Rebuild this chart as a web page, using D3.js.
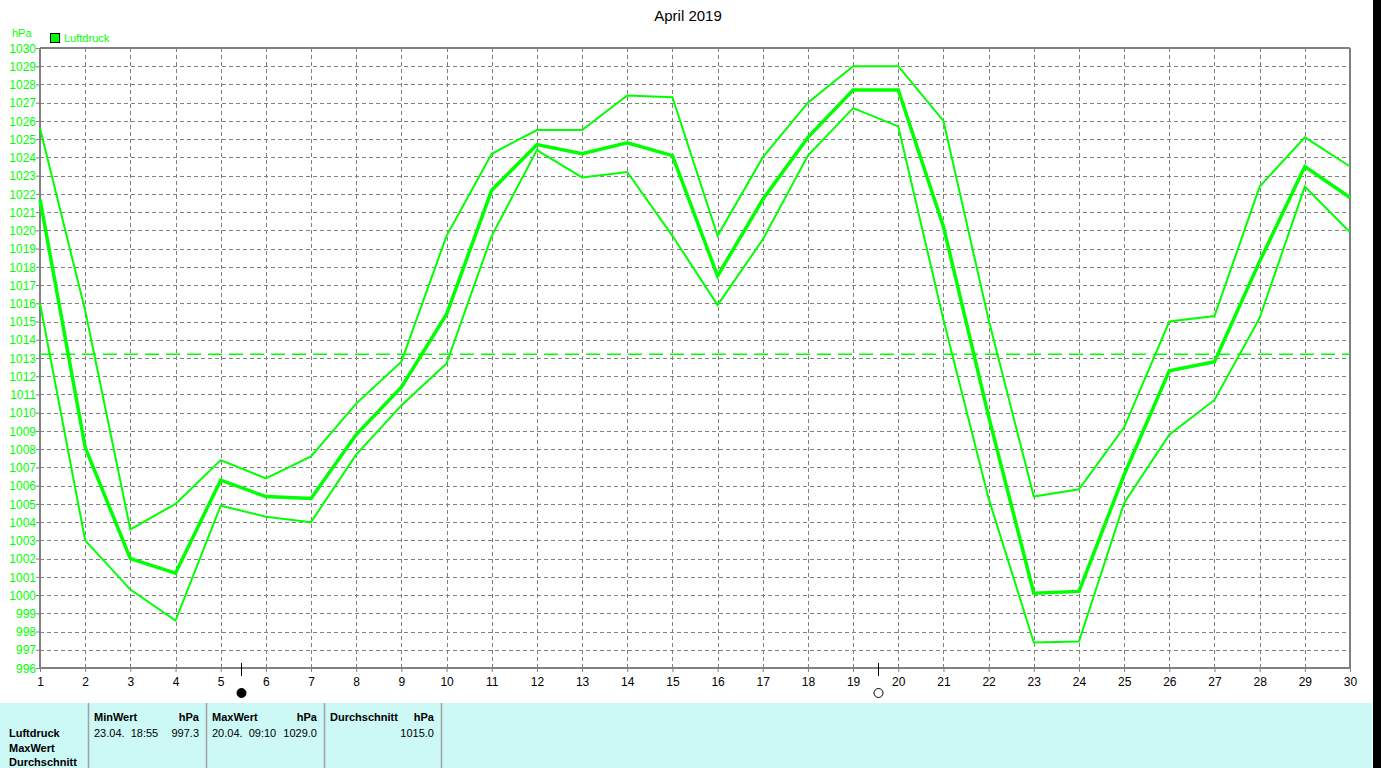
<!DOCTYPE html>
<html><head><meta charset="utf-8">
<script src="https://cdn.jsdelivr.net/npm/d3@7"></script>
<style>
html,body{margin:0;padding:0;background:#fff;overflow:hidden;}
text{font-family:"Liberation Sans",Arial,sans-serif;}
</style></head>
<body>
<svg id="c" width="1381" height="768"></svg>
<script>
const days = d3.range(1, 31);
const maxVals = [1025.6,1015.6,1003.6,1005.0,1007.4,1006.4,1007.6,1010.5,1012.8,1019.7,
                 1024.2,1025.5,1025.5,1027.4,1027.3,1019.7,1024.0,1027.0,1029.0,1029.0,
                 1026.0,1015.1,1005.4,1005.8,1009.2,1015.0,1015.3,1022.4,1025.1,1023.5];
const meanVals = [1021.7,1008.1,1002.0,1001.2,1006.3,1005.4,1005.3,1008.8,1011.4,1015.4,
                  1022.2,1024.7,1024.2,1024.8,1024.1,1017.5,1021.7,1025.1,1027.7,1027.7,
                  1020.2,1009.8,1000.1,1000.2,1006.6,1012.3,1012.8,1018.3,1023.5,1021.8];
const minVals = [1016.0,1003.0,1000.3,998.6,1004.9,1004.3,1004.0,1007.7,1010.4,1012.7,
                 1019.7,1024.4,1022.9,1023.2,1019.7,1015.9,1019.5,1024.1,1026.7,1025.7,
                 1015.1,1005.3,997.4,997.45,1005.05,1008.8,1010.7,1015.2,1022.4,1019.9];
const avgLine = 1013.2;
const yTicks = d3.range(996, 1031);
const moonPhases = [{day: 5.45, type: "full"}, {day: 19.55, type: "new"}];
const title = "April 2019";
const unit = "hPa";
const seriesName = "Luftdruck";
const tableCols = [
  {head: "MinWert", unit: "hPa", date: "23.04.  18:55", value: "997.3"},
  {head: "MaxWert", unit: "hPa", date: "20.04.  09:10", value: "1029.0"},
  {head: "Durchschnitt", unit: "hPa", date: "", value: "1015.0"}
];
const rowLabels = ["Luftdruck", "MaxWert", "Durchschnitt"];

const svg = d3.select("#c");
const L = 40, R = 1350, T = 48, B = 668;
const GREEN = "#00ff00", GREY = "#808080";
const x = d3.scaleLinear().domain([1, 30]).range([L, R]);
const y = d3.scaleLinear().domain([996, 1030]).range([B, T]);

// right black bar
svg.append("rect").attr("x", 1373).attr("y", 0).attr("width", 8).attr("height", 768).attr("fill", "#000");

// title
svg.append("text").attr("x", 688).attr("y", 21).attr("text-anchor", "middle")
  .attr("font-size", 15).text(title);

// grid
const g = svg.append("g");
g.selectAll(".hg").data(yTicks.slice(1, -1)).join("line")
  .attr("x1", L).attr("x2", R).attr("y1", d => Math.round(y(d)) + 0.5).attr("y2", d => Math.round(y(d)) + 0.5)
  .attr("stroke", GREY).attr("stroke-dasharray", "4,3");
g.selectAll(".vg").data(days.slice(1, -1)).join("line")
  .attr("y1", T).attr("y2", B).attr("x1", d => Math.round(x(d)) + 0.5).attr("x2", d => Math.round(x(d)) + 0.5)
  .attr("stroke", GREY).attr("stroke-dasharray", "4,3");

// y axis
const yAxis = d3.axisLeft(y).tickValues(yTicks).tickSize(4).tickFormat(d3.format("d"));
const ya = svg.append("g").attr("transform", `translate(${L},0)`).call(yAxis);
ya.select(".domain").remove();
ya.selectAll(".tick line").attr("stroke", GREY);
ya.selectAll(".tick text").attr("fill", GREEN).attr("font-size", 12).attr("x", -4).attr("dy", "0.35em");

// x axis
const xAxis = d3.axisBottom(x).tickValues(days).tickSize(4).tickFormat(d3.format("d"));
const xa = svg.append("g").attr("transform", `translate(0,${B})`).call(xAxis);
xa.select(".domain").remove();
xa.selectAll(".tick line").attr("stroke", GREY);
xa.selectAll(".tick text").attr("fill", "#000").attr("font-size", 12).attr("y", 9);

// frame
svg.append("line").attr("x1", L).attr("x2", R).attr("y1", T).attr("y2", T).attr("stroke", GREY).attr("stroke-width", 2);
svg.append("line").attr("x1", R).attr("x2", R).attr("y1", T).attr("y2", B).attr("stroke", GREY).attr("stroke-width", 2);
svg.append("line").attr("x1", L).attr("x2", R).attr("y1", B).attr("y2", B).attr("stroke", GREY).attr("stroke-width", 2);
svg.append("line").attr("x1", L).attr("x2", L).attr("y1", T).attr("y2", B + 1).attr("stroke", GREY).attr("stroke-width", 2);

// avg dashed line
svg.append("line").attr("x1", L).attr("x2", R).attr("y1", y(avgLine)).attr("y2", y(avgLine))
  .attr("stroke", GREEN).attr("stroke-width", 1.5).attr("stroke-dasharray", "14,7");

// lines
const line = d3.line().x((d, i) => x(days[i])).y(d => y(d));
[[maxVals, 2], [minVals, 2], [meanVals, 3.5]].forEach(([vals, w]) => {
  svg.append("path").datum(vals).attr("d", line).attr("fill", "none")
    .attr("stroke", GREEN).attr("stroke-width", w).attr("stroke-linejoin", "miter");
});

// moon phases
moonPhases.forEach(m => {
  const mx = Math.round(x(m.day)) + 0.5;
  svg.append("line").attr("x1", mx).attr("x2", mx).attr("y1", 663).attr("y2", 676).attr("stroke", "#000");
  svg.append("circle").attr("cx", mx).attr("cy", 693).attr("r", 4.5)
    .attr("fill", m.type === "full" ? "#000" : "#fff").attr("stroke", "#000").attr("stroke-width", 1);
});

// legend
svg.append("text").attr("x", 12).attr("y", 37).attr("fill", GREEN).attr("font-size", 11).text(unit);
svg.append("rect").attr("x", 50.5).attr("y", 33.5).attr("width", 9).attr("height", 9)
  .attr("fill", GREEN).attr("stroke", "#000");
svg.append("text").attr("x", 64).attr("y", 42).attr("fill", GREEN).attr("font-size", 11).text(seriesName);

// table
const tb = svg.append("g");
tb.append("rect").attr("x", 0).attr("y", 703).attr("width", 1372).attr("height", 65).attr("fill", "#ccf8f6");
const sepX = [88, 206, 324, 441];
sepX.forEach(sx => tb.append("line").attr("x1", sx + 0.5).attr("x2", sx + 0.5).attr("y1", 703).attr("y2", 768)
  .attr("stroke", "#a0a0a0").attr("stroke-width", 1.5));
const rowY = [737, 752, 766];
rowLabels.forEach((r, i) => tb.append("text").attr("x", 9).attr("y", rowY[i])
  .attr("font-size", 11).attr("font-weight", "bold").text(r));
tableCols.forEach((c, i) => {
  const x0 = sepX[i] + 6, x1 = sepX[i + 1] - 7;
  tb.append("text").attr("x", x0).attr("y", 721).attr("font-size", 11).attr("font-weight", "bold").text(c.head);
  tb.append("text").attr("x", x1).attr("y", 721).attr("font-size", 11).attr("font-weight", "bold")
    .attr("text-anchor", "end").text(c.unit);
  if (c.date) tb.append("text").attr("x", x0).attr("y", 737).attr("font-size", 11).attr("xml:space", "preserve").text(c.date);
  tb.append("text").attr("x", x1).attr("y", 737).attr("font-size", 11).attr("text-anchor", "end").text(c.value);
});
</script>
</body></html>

·····

● TASK TO CARRY OUT:
All of the data above should be quoted exactly, except for the pictures.

● COMPLETED EXERCISE:
Rebuild this chart as a web page, using D3.js.
<!DOCTYPE html>
<html><head><meta charset="utf-8">
<script src="https://cdn.jsdelivr.net/npm/d3@7"></script>
<style>
html,body{margin:0;padding:0;background:#fff;overflow:hidden;}
text{font-family:"Liberation Sans",Arial,sans-serif;}
</style></head>
<body>
<svg id="c" width="1381" height="768"></svg>
<script>
const days = d3.range(1, 31);
const maxVals = [1025.6,1015.6,1003.6,1005.0,1007.4,1006.4,1007.6,1010.5,1012.8,1019.7,
                 1024.2,1025.5,1025.5,1027.4,1027.3,1019.7,1024.0,1027.0,1029.0,1029.0,
                 1026.0,1015.1,1005.4,1005.8,1009.2,1015.0,1015.3,1022.4,1025.1,1023.5];
const meanVals = [1021.7,1008.1,1002.0,1001.2,1006.3,1005.4,1005.3,1008.8,1011.4,1015.4,
                  1022.2,1024.7,1024.2,1024.8,1024.1,1017.5,1021.7,1025.1,1027.7,1027.7,
                  1020.2,1009.8,1000.1,1000.2,1006.6,1012.3,1012.8,1018.3,1023.5,1021.8];
const minVals = [1016.0,1003.0,1000.3,998.6,1004.9,1004.3,1004.0,1007.7,1010.4,1012.7,
                 1019.7,1024.4,1022.9,1023.2,1019.7,1015.9,1019.5,1024.1,1026.7,1025.7,
                 1015.1,1005.3,997.4,997.45,1005.05,1008.8,1010.7,1015.2,1022.4,1019.9];
const avgLine = 1013.2;
const yTicks = d3.range(996, 1031);
const moonPhases = [{day: 5.45, type: "full"}, {day: 19.55, type: "new"}];
const title = "April 2019";
const unit = "hPa";
const seriesName = "Luftdruck";
const tableCols = [
  {head: "MinWert", unit: "hPa", date: "23.04.  18:55", value: "997.3"},
  {head: "MaxWert", unit: "hPa", date: "20.04.  09:10", value: "1029.0"},
  {head: "Durchschnitt", unit: "hPa", date: "", value: "1015.0"}
];
const rowLabels = ["Luftdruck", "MaxWert", "Durchschnitt"];

const svg = d3.select("#c");
const L = 40, R = 1350, T = 48, B = 668;
const GREEN = "#00ff00", GREY = "#808080";
const x = d3.scaleLinear().domain([1, 30]).range([L, R]);
const y = d3.scaleLinear().domain([996, 1030]).range([B, T]);

// right black bar
svg.append("rect").attr("x", 1373).attr("y", 0).attr("width", 8).attr("height", 768).attr("fill", "#000");

// title
svg.append("text").attr("x", 688).attr("y", 21).attr("text-anchor", "middle")
  .attr("font-size", 15).text(title);

// grid
const g = svg.append("g");
g.selectAll(".hg").data(yTicks.slice(1, -1)).join("line")
  .attr("x1", L).attr("x2", R).attr("y1", d => Math.round(y(d)) + 0.5).attr("y2", d => Math.round(y(d)) + 0.5)
  .attr("stroke", GREY).attr("stroke-dasharray", "4,3");
g.selectAll(".vg").data(days.slice(1, -1)).join("line")
  .attr("y1", T).attr("y2", B).attr("x1", d => Math.round(x(d)) + 0.5).attr("x2", d => Math.round(x(d)) + 0.5)
  .attr("stroke", GREY).attr("stroke-dasharray", "4,3");

// y axis
const yAxis = d3.axisLeft(y).tickValues(yTicks).tickSize(4).tickFormat(d3.format("d"));
const ya = svg.append("g").attr("transform", `translate(${L},0)`).call(yAxis);
ya.select(".domain").remove();
ya.selectAll(".tick line").attr("stroke", GREY);
ya.selectAll(".tick text").attr("fill", GREEN).attr("font-size", 12).attr("x", -4).attr("dy", "0.35em");

// x axis
const xAxis = d3.axisBottom(x).tickValues(days).tickSize(4).tickFormat(d3.format("d"));
const xa = svg.append("g").attr("transform", `translate(0,${B})`).call(xAxis);
xa.select(".domain").remove();
xa.selectAll(".tick line").attr("stroke", GREY);
xa.selectAll(".tick text").attr("fill", "#000").attr("font-size", 12).attr("y", 9);

// frame
svg.append("line").attr("x1", L).attr("x2", R).attr("y1", T).attr("y2", T).attr("stroke", GREY).attr("stroke-width", 2);
svg.append("line").attr("x1", R).attr("x2", R).attr("y1", T).attr("y2", B).attr("stroke", GREY).attr("stroke-width", 2);
svg.append("line").attr("x1", L).attr("x2", R).attr("y1", B).attr("y2", B).attr("stroke", GREY).attr("stroke-width", 2);
svg.append("line").attr("x1", L).attr("x2", L).attr("y1", T).attr("y2", B + 1).attr("stroke", GREY).attr("stroke-width", 2);

// avg dashed line
svg.append("line").attr("x1", L).attr("x2", R).attr("y1", y(avgLine)).attr("y2", y(avgLine))
  .attr("stroke", GREEN).attr("stroke-width", 1.5).attr("stroke-dasharray", "14,7");

// lines
const line = d3.line().x((d, i) => x(days[i])).y(d => y(d));
[[maxVals, 2], [minVals, 2], [meanVals, 3.5]].forEach(([vals, w]) => {
  svg.append("path").datum(vals).attr("d", line).attr("fill", "none")
    .attr("stroke", GREEN).attr("stroke-width", w).attr("stroke-linejoin", "miter");
});

// moon phases
moonPhases.forEach(m => {
  const mx = Math.round(x(m.day)) + 0.5;
  svg.append("line").attr("x1", mx).attr("x2", mx).attr("y1", 663).attr("y2", 676).attr("stroke", "#000");
  svg.append("circle").attr("cx", mx).attr("cy", 693).attr("r", 4.5)
    .attr("fill", m.type === "full" ? "#000" : "#fff").attr("stroke", "#000").attr("stroke-width", 1);
});

// legend
svg.append("text").attr("x", 12).attr("y", 37).attr("fill", GREEN).attr("font-size", 11).text(unit);
svg.append("rect").attr("x", 50.5).attr("y", 33.5).attr("width", 9).attr("height", 9)
  .attr("fill", GREEN).attr("stroke", "#000");
svg.append("text").attr("x", 64).attr("y", 42).attr("fill", GREEN).attr("font-size", 11).text(seriesName);

// table
const tb = svg.append("g");
tb.append("rect").attr("x", 0).attr("y", 703).attr("width", 1372).attr("height", 65).attr("fill", "#ccf8f6");
const sepX = [88, 206, 324, 441];
sepX.forEach(sx => tb.append("line").attr("x1", sx + 0.5).attr("x2", sx + 0.5).attr("y1", 703).attr("y2", 768)
  .attr("stroke", "#a0a0a0").attr("stroke-width", 1.5));
const rowY = [737, 752, 766];
rowLabels.forEach((r, i) => tb.append("text").attr("x", 9).attr("y", rowY[i])
  .attr("font-size", 11).attr("font-weight", "bold").text(r));
tableCols.forEach((c, i) => {
  const x0 = sepX[i] + 6, x1 = sepX[i + 1] - 7;
  tb.append("text").attr("x", x0).attr("y", 721).attr("font-size", 11).attr("font-weight", "bold").text(c.head);
  tb.append("text").attr("x", x1).attr("y", 721).attr("font-size", 11).attr("font-weight", "bold")
    .attr("text-anchor", "end").text(c.unit);
  if (c.date) tb.append("text").attr("x", x0).attr("y", 737).attr("font-size", 11).attr("xml:space", "preserve").text(c.date);
  tb.append("text").attr("x", x1).attr("y", 737).attr("font-size", 11).attr("text-anchor", "end").text(c.value);
});
</script>
</body></html>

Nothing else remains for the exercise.